La liste des égarements français
n’est pas limitative.
Pis, la France mettra un siècle à
reconnaître le génocide turc des Arméniens non pas tant dans une démarche de
justice réparative, mais par dépit de la duplicité de la Turquie dans la guerre
de Syrie. Une décision tardive, incomplète et quelque peu opportuniste.
6 -La France supplantée par la Russie dans son rôle de protectrice des chrétiens d’Orient.
Avanie supplémentaire, la France est
désormais supplantée par la Russie dans son rôle de protection des minorités
chrétiennes d’Orient.
«C’est depuis Damas que Vladimir
Poutine a entamé sa reconquête du statut de superpuissance et d’interlocuteur
incontournable…C’est Damas qui détient la clé de maison Russie…. La grande
Syrie est partie intégrante du grand ensemble orthodoxe allant de l’Orient aux
Balkans et aux Russies.
«C’est cette perception historique
qui a amené la Russie actuelle à reprendre au pays du Cham (Bilad As Sham) le
flambeau -que les Français lui ont longtemps disputé- de la «protection des
chrétiens», assénera Michel Raimbaud, ancien ambassadeur de France, aux
hiérarques néo-conservateurs du Quai d’Orsay dans son ouvrage «Les guerres de
Syrie», dépité de la dégradation de son pays du rôle de «chef de file de la
coalition internationale de la guerre de Syrie» au rôle d’«affinitaire».

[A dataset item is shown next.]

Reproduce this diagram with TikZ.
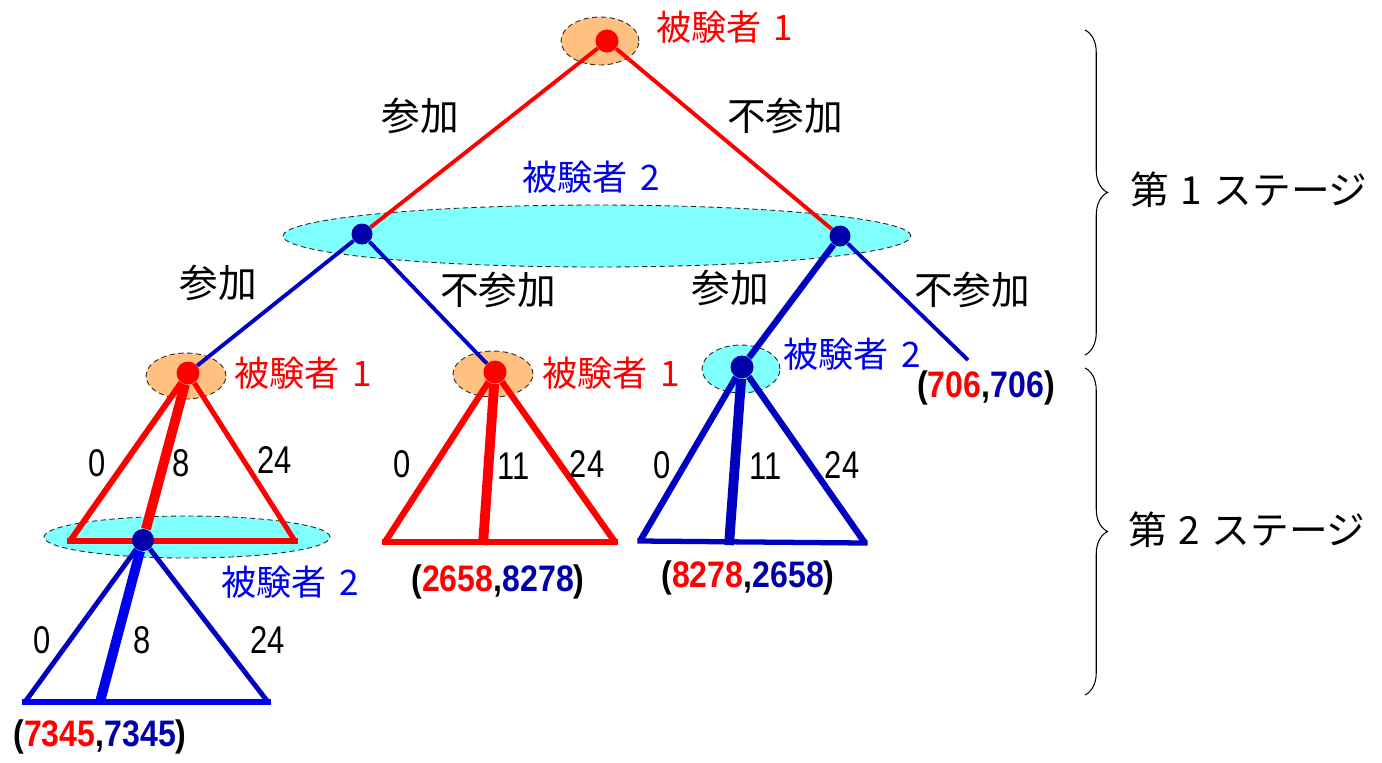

7- Georges Abdallah, une souillure morale indélébile
Preuve irréfutable de la
déliquescence morale de la classe politique libanaise et son asservissement à
l’oukaze occidental, le maintien en détention de Georges Ibrahim Abdallah et la
remise en liberté du tortionnaire de la prison de Khyam, Amer Fakhoury, ancien
supplétif libanais de l’armée israélienne au sud Liban, porteur de la double
nationalité israélienne et américaine.
Captive d’un double oukaze de la
part d’Israël et des Etats Unis, la «Patrie de la Déclaration des Droits de
l’Homme» s’est livrée à un déni de droit doublé d’un abus de droit dans la
gestion du cas de Georges Abdallah, mythique héros du combat palestinien
injustement jugé, injustement incarcéré, injustement maintenu en détention au
delà du délai de sa peine purgée. Une souillure morale indélébile.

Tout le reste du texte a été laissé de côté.